What is required: Repeat the listing exactly as given, omitting every image.

━━ Information supplied ━━

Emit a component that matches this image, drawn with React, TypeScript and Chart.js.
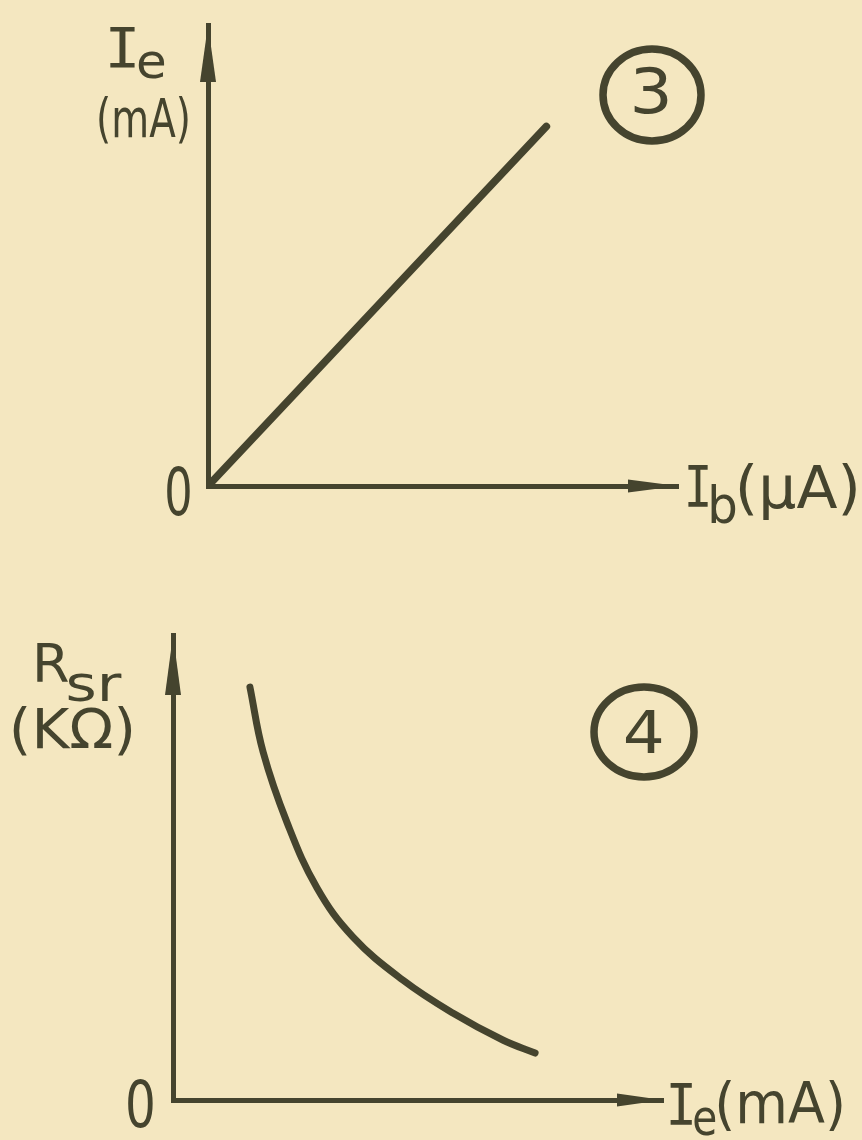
import React, { useEffect, useRef } from 'react';
import { Chart, registerables } from 'chart.js';

Chart.register(...registerables);

const PAPER = '#f4e7c0';
const INK = '#45442e';
const SANS = '"DejaVu Sans", "Noto Sans", sans-serif';
const MONO = '"DejaVu Sans Mono", "Liberation Mono", monospace';

// Fig. 3 – emitter current rises linearly with base current
const ibValues = [0, 7.2];
const ieValues = [0, 7.8];

// Fig. 4 – resistance falls as emitter current grows
const ieCurrent = [1.57, 1.84, 2.33, 2.94, 3.67, 4.69, 5.71, 6.73, 7.39];
const rsrValues = [8.88, 7.48, 5.96, 4.56, 3.51, 2.58, 1.87, 1.29, 1.01];

// axis range and the single tick shown at the origin
const axisMin = 0;
const axisMax = 10;
const originTick = ['0'];
const figureNumbers = ['3', '4'];

type Piece = { text: string; left: number; baseline: number; width: number; size: number; font: string };
type Decor = {
  labels: Piece[];
  origin: { dx: number; dy: number; width: number; size: number };
  badge: { cx: number; cy: number; rx: number; ry: number; text: string; left: number; baseline: number; width: number; size: number };
  yArrow: { len: number; w: number };
  xArrow: { len: number; w: number };
};

// draws text so that its ink spans exactly `width` pixels from `left`
function fitText(ctx: CanvasRenderingContext2D, p: Piece) {
  ctx.font = `${p.size}px ${p.font}`;
  ctx.textAlign = 'left';
  ctx.textBaseline = 'alphabetic';
  const m = ctx.measureText(p.text);
  const ink = m.actualBoundingBoxLeft + m.actualBoundingBoxRight;
  const sx = ink > 0 ? p.width / ink : 1;
  ctx.save();
  ctx.translate(p.left, p.baseline);
  ctx.scale(sx, 1);
  ctx.fillText(p.text, m.actualBoundingBoxLeft, 0);
  ctx.restore();
}

function decorPlugin(d: Decor) {
  return {
    id: 'figureDecor',
    afterDraw(chart: any) {
      const ctx: CanvasRenderingContext2D = chart.ctx;
      const xs = chart.scales.x;
      const ys = chart.scales.y;
      const x0 = xs.getPixelForValue(axisMin);
      const xTip = xs.getPixelForValue(axisMax);
      const y0 = ys.getPixelForValue(axisMin);
      const yTip = ys.getPixelForValue(axisMax);
      ctx.save();
      ctx.fillStyle = INK;
      ctx.strokeStyle = INK;

      // arrowheads at the ends of both axes
      ctx.beginPath();
      ctx.moveTo(x0, yTip);
      ctx.lineTo(x0 - d.yArrow.w / 2, yTip + d.yArrow.len);
      ctx.lineTo(x0 + d.yArrow.w / 2, yTip + d.yArrow.len);
      ctx.closePath();
      ctx.fill();
      ctx.beginPath();
      ctx.moveTo(xTip, y0);
      ctx.lineTo(xTip - d.xArrow.len, y0 - d.xArrow.w / 2);
      ctx.lineTo(xTip - d.xArrow.len, y0 + d.xArrow.w / 2);
      ctx.closePath();
      ctx.fill();

      // origin tick label
      fitText(ctx, {
        text: originTick[0],
        left: x0 + d.origin.dx,
        baseline: y0 + d.origin.dy,
        width: d.origin.width,
        size: d.origin.size,
        font: SANS,
      });

      // axis names
      d.labels.forEach((p) => fitText(ctx, p));

      // circled figure number
      const b = d.badge;
      ctx.lineWidth = 7.5;
      ctx.beginPath();
      ctx.ellipse(b.cx, b.cy, b.rx, b.ry, 0, 0, Math.PI * 2);
      ctx.stroke();
      fitText(ctx, { text: b.text, left: b.left, baseline: b.baseline, width: b.width, size: b.size, font: SANS });
      ctx.restore();
    },
  };
}

function axis(fitKey: 'width' | 'height') {
  return {
    type: 'linear',
    min: axisMin,
    max: axisMax,
    ticks: { display: false },
    grid: { drawOnChartArea: false, drawTicks: false },
    border: { display: true, color: INK, width: 5 },
    afterFit: (s: any) => {
      s[fitKey] = 0;
    },
  };
}

function baseOptions(padding: { left: number; right: number; top: number; bottom: number }) {
  return {
    responsive: false,
    animation: false,
    events: [],
    layout: { padding, autoPadding: false },
    plugins: { legend: { display: false }, tooltip: { enabled: false }, title: { display: false } },
    scales: { x: axis('height'), y: axis('width') },
  };
}

function fig3Config(): any {
  return {
    type: 'scatter',
    data: {
      datasets: [
        {
          data: ibValues.map((x, i) => ({ x, y: ieValues[i] })),
          showLine: true,
          borderColor: INK,
          borderWidth: 7.5,
          borderCapStyle: 'round',
          pointRadius: 0,
          tension: 0,
        },
      ],
    },
    options: baseOptions({ left: 208, right: 184, top: 25, bottom: 84 }),
    plugins: [
      decorPlugin({
        labels: [
          { text: 'I', left: 110, baseline: 67, width: 25, size: 55, font: MONO },
          { text: 'e', left: 138, baseline: 78, width: 26, size: 48, font: SANS },
          { text: '(mA)', left: 99, baseline: 137, width: 89, size: 54, font: SANS },
          { text: 'I', left: 688, baseline: 507, width: 20, size: 57, font: MONO },
          { text: 'b', left: 711, baseline: 523, width: 25, size: 52, font: SANS },
          { text: '(μA)', left: 739, baseline: 508, width: 117, size: 58, font: SANS },
        ],
        origin: { dx: -41, dy: 29, width: 23, size: 66 },
        badge: { cx: 652, cy: 95, rx: 49, ry: 46, text: figureNumbers[0], left: 634, baseline: 113, width: 34, size: 62 },
        yArrow: { len: 57, w: 16 },
        xArrow: { len: 50, w: 13 },
      }),
    ],
  };
}

function fig4Config(): any {
  return {
    type: 'scatter',
    data: {
      datasets: [
        {
          data: ieCurrent.map((x, i) => ({ x, y: rsrValues[i] })),
          showLine: true,
          borderColor: INK,
          borderWidth: 7,
          borderCapStyle: 'round',
          borderJoinStyle: 'round',
          pointRadius: 0,
          tension: 0.4,
        },
      ],
    },
    options: baseOptions({ left: 173, right: 199, top: 65, bottom: 40 }),
    plugins: [
      decorPlugin({
        labels: [
          { text: 'R', left: 37, baseline: 112, width: 31, size: 54, font: SANS },
          { text: 'sr', left: 68, baseline: 131, width: 54, size: 50, font: SANS },
          { text: '(KΩ)', left: 13, baseline: 178, width: 119, size: 56, font: SANS },
          { text: 'I', left: 670, baseline: 555, width: 22, size: 57, font: MONO },
          { text: 'e', left: 694, baseline: 565, width: 22, size: 50, font: SANS },
          { text: '(mA)', left: 718, baseline: 553, width: 124, size: 57, font: SANS },
        ],
        origin: { dx: -45, dy: 27, width: 25, size: 64 },
        badge: { cx: 644, cy: 162, rx: 50, ry: 45, text: figureNumbers[1], left: 625, baseline: 183, width: 37, size: 59 },
        yArrow: { len: 60, w: 16 },
        xArrow: { len: 46, w: 13 },
      }),
    ],
  };
}

function FigurePanel({ build }: { build: () => any }) {
  const ref = useRef<HTMLCanvasElement | null>(null);
  useEffect(() => {
    if (!ref.current) return;
    const chart = new Chart(ref.current, build());
    return () => chart.destroy();
  }, [build]);
  return <canvas ref={ref} width={862} height={570} style={{ display: 'block' }} />;
}

export default function App() {
  useEffect(() => {
    document.body.style.margin = '0';
    document.body.style.background = PAPER;
    document.documentElement.style.background = PAPER;
  }, []);
  return (
    <div style={{ width: 862, height: 1140, background: PAPER, overflow: 'hidden' }}>
      <FigurePanel build={fig3Config} />
      <FigurePanel build={fig4Config} />
    </div>
  );
}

━━━

Exercise output:
Emit a component that matches this image, drawn with React, TypeScript and Chart.js.
import React, { useEffect, useRef } from 'react';
import { Chart, registerables } from 'chart.js';

Chart.register(...registerables);

const PAPER = '#f4e7c0';
const INK = '#45442e';
const SANS = '"DejaVu Sans", "Noto Sans", sans-serif';
const MONO = '"DejaVu Sans Mono", "Liberation Mono", monospace';

// Fig. 3 – emitter current rises linearly with base current
const ibValues = [0, 7.2];
const ieValues = [0, 7.8];

// Fig. 4 – resistance falls as emitter current grows
const ieCurrent = [1.57, 1.84, 2.33, 2.94, 3.67, 4.69, 5.71, 6.73, 7.39];
const rsrValues = [8.88, 7.48, 5.96, 4.56, 3.51, 2.58, 1.87, 1.29, 1.01];

// axis range and the single tick shown at the origin
const axisMin = 0;
const axisMax = 10;
const originTick = ['0'];
const figureNumbers = ['3', '4'];

type Piece = { text: string; left: number; baseline: number; width: number; size: number; font: string };
type Decor = {
  labels: Piece[];
  origin: { dx: number; dy: number; width: number; size: number };
  badge: { cx: number; cy: number; rx: number; ry: number; text: string; left: number; baseline: number; width: number; size: number };
  yArrow: { len: number; w: number };
  xArrow: { len: number; w: number };
};

// draws text so that its ink spans exactly `width` pixels from `left`
function fitText(ctx: CanvasRenderingContext2D, p: Piece) {
  ctx.font = `${p.size}px ${p.font}`;
  ctx.textAlign = 'left';
  ctx.textBaseline = 'alphabetic';
  const m = ctx.measureText(p.text);
  const ink = m.actualBoundingBoxLeft + m.actualBoundingBoxRight;
  const sx = ink > 0 ? p.width / ink : 1;
  ctx.save();
  ctx.translate(p.left, p.baseline);
  ctx.scale(sx, 1);
  ctx.fillText(p.text, m.actualBoundingBoxLeft, 0);
  ctx.restore();
}

function decorPlugin(d: Decor) {
  return {
    id: 'figureDecor',
    afterDraw(chart: any) {
      const ctx: CanvasRenderingContext2D = chart.ctx;
      const xs = chart.scales.x;
      const ys = chart.scales.y;
      const x0 = xs.getPixelForValue(axisMin);
      const xTip = xs.getPixelForValue(axisMax);
      const y0 = ys.getPixelForValue(axisMin);
      const yTip = ys.getPixelForValue(axisMax);
      ctx.save();
      ctx.fillStyle = INK;
      ctx.strokeStyle = INK;

      // arrowheads at the ends of both axes
      ctx.beginPath();
      ctx.moveTo(x0, yTip);
      ctx.lineTo(x0 - d.yArrow.w / 2, yTip + d.yArrow.len);
      ctx.lineTo(x0 + d.yArrow.w / 2, yTip + d.yArrow.len);
      ctx.closePath();
      ctx.fill();
      ctx.beginPath();
      ctx.moveTo(xTip, y0);
      ctx.lineTo(xTip - d.xArrow.len, y0 - d.xArrow.w / 2);
      ctx.lineTo(xTip - d.xArrow.len, y0 + d.xArrow.w / 2);
      ctx.closePath();
      ctx.fill();

      // origin tick label
      fitText(ctx, {
        text: originTick[0],
        left: x0 + d.origin.dx,
        baseline: y0 + d.origin.dy,
        width: d.origin.width,
        size: d.origin.size,
        font: SANS,
      });

      // axis names
      d.labels.forEach((p) => fitText(ctx, p));

      // circled figure number
      const b = d.badge;
      ctx.lineWidth = 7.5;
      ctx.beginPath();
      ctx.ellipse(b.cx, b.cy, b.rx, b.ry, 0, 0, Math.PI * 2);
      ctx.stroke();
      fitText(ctx, { text: b.text, left: b.left, baseline: b.baseline, width: b.width, size: b.size, font: SANS });
      ctx.restore();
    },
  };
}

function axis(fitKey: 'width' | 'height') {
  return {
    type: 'linear',
    min: axisMin,
    max: axisMax,
    ticks: { display: false },
    grid: { drawOnChartArea: false, drawTicks: false },
    border: { display: true, color: INK, width: 5 },
    afterFit: (s: any) => {
      s[fitKey] = 0;
    },
  };
}

function baseOptions(padding: { left: number; right: number; top: number; bottom: number }) {
  return {
    responsive: false,
    animation: false,
    events: [],
    layout: { padding, autoPadding: false },
    plugins: { legend: { display: false }, tooltip: { enabled: false }, title: { display: false } },
    scales: { x: axis('height'), y: axis('width') },
  };
}

function fig3Config(): any {
  return {
    type: 'scatter',
    data: {
      datasets: [
        {
          data: ibValues.map((x, i) => ({ x, y: ieValues[i] })),
          showLine: true,
          borderColor: INK,
          borderWidth: 7.5,
          borderCapStyle: 'round',
          pointRadius: 0,
          tension: 0,
        },
      ],
    },
    options: baseOptions({ left: 208, right: 184, top: 25, bottom: 84 }),
    plugins: [
      decorPlugin({
        labels: [
          { text: 'I', left: 110, baseline: 67, width: 25, size: 55, font: MONO },
          { text: 'e', left: 138, baseline: 78, width: 26, size: 48, font: SANS },
          { text: '(mA)', left: 99, baseline: 137, width: 89, size: 54, font: SANS },
          { text: 'I', left: 688, baseline: 507, width: 20, size: 57, font: MONO },
          { text: 'b', left: 711, baseline: 523, width: 25, size: 52, font: SANS },
          { text: '(μA)', left: 739, baseline: 508, width: 117, size: 58, font: SANS },
        ],
        origin: { dx: -41, dy: 29, width: 23, size: 66 },
        badge: { cx: 652, cy: 95, rx: 49, ry: 46, text: figureNumbers[0], left: 634, baseline: 113, width: 34, size: 62 },
        yArrow: { len: 57, w: 16 },
        xArrow: { len: 50, w: 13 },
      }),
    ],
  };
}

function fig4Config(): any {
  return {
    type: 'scatter',
    data: {
      datasets: [
        {
          data: ieCurrent.map((x, i) => ({ x, y: rsrValues[i] })),
          showLine: true,
          borderColor: INK,
          borderWidth: 7,
          borderCapStyle: 'round',
          borderJoinStyle: 'round',
          pointRadius: 0,
          tension: 0.4,
        },
      ],
    },
    options: baseOptions({ left: 173, right: 199, top: 65, bottom: 40 }),
    plugins: [
      decorPlugin({
        labels: [
          { text: 'R', left: 37, baseline: 112, width: 31, size: 54, font: SANS },
          { text: 'sr', left: 68, baseline: 131, width: 54, size: 50, font: SANS },
          { text: '(KΩ)', left: 13, baseline: 178, width: 119, size: 56, font: SANS },
          { text: 'I', left: 670, baseline: 555, width: 22, size: 57, font: MONO },
          { text: 'e', left: 694, baseline: 565, width: 22, size: 50, font: SANS },
          { text: '(mA)', left: 718, baseline: 553, width: 124, size: 57, font: SANS },
        ],
        origin: { dx: -45, dy: 27, width: 25, size: 64 },
        badge: { cx: 644, cy: 162, rx: 50, ry: 45, text: figureNumbers[1], left: 625, baseline: 183, width: 37, size: 59 },
        yArrow: { len: 60, w: 16 },
        xArrow: { len: 46, w: 13 },
      }),
    ],
  };
}

function FigurePanel({ build }: { build: () => any }) {
  const ref = useRef<HTMLCanvasElement | null>(null);
  useEffect(() => {
    if (!ref.current) return;
    const chart = new Chart(ref.current, build());
    return () => chart.destroy();
  }, [build]);
  return <canvas ref={ref} width={862} height={570} style={{ display: 'block' }} />;
}

export default function App() {
  useEffect(() => {
    document.body.style.margin = '0';
    document.body.style.background = PAPER;
    document.documentElement.style.background = PAPER;
  }, []);
  return (
    <div style={{ width: 862, height: 1140, background: PAPER, overflow: 'hidden' }}>
      <FigurePanel build={fig3Config} />
      <FigurePanel build={fig4Config} />
    </div>
  );
}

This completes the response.